> _PROBLEM TO WORK ON_
Each line from the beginning of the data below through the line containing "svg.selectAll('*').remove();" should be repeated exactly, please.

> _MATERIAL_
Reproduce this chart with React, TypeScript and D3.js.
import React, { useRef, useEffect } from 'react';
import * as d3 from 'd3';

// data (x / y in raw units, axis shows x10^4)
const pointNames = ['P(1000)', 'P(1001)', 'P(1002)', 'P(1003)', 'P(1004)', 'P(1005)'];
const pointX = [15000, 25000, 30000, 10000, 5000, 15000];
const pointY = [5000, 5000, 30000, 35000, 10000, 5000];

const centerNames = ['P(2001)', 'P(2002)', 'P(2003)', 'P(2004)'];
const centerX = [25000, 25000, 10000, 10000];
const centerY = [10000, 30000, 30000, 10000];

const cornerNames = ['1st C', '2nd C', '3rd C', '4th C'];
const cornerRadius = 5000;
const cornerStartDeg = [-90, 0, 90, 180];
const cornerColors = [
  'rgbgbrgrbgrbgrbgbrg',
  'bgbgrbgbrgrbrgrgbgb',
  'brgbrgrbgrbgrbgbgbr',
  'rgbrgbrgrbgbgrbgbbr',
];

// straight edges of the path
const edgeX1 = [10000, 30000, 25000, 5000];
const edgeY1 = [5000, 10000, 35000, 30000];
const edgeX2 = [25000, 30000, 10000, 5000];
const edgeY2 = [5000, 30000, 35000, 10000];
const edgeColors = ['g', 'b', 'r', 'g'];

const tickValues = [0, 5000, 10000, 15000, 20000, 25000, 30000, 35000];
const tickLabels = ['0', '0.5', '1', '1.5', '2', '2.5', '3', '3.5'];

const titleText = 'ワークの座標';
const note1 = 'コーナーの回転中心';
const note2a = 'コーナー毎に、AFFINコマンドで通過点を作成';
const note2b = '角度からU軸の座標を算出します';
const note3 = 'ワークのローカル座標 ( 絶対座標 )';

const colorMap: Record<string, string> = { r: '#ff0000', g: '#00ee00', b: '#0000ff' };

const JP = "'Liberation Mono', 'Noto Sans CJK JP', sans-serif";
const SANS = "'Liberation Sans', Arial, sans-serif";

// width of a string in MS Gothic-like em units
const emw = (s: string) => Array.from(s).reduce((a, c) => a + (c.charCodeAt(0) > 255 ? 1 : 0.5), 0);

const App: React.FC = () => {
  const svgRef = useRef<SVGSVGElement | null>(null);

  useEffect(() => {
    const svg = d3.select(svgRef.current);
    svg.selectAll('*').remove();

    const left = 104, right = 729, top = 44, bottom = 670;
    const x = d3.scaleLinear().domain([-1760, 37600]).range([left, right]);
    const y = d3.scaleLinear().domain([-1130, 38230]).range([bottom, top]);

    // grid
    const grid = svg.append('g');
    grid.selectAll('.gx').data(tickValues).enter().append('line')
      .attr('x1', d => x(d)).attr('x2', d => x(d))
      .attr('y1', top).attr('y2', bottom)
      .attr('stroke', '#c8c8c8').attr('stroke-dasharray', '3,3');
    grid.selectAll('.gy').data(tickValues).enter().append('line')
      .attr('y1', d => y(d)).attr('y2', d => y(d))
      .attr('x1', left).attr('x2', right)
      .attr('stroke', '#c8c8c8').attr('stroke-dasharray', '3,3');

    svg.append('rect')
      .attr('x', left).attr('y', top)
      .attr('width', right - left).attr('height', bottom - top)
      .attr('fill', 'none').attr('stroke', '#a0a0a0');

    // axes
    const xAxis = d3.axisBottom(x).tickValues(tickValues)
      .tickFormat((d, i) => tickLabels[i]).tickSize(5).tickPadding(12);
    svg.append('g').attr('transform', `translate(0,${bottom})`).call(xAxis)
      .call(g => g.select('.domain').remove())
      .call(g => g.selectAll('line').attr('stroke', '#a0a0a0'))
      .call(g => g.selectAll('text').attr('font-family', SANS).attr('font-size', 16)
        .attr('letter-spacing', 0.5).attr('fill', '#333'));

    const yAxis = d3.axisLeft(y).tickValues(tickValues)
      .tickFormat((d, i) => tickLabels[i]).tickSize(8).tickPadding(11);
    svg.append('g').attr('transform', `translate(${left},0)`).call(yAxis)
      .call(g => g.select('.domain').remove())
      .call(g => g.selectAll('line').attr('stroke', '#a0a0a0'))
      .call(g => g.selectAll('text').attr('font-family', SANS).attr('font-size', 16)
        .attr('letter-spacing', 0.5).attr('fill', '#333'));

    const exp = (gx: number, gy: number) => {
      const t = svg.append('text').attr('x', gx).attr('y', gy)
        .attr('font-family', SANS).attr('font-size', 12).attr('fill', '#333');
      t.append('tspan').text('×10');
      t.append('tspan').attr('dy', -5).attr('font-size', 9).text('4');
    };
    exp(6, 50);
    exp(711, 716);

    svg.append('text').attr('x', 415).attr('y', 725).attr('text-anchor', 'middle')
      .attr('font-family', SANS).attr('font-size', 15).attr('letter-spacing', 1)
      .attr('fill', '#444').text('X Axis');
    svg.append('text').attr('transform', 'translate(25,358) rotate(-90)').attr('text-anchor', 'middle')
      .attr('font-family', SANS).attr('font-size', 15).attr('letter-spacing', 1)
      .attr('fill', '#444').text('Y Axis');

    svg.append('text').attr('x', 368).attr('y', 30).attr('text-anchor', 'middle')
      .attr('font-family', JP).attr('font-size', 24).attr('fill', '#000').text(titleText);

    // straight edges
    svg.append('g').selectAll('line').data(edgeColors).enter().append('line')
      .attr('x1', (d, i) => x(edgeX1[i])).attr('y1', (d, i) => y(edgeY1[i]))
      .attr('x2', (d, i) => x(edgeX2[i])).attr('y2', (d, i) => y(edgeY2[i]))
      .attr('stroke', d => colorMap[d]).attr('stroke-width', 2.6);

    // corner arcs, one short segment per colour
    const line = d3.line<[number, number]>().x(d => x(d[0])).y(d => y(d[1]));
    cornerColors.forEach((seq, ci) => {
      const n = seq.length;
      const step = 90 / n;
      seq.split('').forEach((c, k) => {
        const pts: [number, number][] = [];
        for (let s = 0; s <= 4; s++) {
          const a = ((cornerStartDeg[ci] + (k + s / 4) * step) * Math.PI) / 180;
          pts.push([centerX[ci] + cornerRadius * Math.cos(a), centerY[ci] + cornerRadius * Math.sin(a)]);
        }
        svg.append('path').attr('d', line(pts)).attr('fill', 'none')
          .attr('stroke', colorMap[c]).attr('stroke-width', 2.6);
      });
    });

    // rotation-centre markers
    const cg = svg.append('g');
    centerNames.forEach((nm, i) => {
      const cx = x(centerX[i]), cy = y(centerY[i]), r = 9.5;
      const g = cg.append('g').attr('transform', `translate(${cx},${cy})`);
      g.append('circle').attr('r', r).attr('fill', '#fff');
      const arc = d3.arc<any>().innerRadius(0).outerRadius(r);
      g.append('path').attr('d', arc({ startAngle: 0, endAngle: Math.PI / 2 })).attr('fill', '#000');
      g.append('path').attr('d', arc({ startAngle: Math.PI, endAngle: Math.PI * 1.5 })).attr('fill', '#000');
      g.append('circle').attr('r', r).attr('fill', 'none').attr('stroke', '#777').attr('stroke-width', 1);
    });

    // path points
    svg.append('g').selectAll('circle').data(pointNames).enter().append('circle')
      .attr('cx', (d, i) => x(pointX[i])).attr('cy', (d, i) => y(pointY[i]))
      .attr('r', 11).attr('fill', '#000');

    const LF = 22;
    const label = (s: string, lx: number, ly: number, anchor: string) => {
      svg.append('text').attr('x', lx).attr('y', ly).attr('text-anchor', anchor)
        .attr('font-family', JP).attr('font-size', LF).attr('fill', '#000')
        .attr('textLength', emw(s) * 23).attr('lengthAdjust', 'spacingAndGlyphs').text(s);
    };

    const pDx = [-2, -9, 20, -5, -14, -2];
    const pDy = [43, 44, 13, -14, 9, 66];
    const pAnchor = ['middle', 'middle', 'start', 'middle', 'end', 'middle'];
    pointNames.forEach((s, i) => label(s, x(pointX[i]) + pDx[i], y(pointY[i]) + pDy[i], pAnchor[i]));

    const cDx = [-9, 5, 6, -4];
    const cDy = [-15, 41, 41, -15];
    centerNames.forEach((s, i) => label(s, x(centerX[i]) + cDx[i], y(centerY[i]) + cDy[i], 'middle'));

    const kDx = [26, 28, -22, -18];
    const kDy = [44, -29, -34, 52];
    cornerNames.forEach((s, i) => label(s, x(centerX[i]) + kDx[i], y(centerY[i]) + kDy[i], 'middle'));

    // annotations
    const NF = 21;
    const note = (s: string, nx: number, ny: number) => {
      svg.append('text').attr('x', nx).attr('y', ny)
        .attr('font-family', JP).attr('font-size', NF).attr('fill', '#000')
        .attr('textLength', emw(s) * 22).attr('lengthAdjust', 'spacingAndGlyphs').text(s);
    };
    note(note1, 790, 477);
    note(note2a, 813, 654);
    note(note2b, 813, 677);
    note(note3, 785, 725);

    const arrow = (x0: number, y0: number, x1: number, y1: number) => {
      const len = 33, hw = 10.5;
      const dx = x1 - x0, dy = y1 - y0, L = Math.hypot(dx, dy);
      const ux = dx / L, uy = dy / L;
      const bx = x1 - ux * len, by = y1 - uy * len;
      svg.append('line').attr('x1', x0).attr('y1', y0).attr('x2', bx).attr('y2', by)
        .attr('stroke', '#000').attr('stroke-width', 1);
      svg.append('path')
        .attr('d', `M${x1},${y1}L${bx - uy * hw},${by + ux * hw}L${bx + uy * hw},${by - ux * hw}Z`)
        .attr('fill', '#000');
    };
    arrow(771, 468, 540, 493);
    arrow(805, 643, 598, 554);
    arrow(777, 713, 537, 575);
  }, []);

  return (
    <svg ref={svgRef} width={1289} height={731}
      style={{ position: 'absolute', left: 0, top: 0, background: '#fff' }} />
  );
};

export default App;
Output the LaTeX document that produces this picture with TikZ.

> _PROBLEM SOLUTION_
Reproduce this chart with React, TypeScript and D3.js.
import React, { useRef, useEffect } from 'react';
import * as d3 from 'd3';

// data (x / y in raw units, axis shows x10^4)
const pointNames = ['P(1000)', 'P(1001)', 'P(1002)', 'P(1003)', 'P(1004)', 'P(1005)'];
const pointX = [15000, 25000, 30000, 10000, 5000, 15000];
const pointY = [5000, 5000, 30000, 35000, 10000, 5000];

const centerNames = ['P(2001)', 'P(2002)', 'P(2003)', 'P(2004)'];
const centerX = [25000, 25000, 10000, 10000];
const centerY = [10000, 30000, 30000, 10000];

const cornerNames = ['1st C', '2nd C', '3rd C', '4th C'];
const cornerRadius = 5000;
const cornerStartDeg = [-90, 0, 90, 180];
const cornerColors = [
  'rgbgbrgrbgrbgrbgbrg',
  'bgbgrbgbrgrbrgrgbgb',
  'brgbrgrbgrbgrbgbgbr',
  'rgbrgbrgrbgbgrbgbbr',
];

// straight edges of the path
const edgeX1 = [10000, 30000, 25000, 5000];
const edgeY1 = [5000, 10000, 35000, 30000];
const edgeX2 = [25000, 30000, 10000, 5000];
const edgeY2 = [5000, 30000, 35000, 10000];
const edgeColors = ['g', 'b', 'r', 'g'];

const tickValues = [0, 5000, 10000, 15000, 20000, 25000, 30000, 35000];
const tickLabels = ['0', '0.5', '1', '1.5', '2', '2.5', '3', '3.5'];

const titleText = 'ワークの座標';
const note1 = 'コーナーの回転中心';
const note2a = 'コーナー毎に、AFFINコマンドで通過点を作成';
const note2b = '角度からU軸の座標を算出します';
const note3 = 'ワークのローカル座標 ( 絶対座標 )';

const colorMap: Record<string, string> = { r: '#ff0000', g: '#00ee00', b: '#0000ff' };

const JP = "'Liberation Mono', 'Noto Sans CJK JP', sans-serif";
const SANS = "'Liberation Sans', Arial, sans-serif";

// width of a string in MS Gothic-like em units
const emw = (s: string) => Array.from(s).reduce((a, c) => a + (c.charCodeAt(0) > 255 ? 1 : 0.5), 0);

const App: React.FC = () => {
  const svgRef = useRef<SVGSVGElement | null>(null);

  useEffect(() => {
    const svg = d3.select(svgRef.current);
    svg.selectAll('*').remove();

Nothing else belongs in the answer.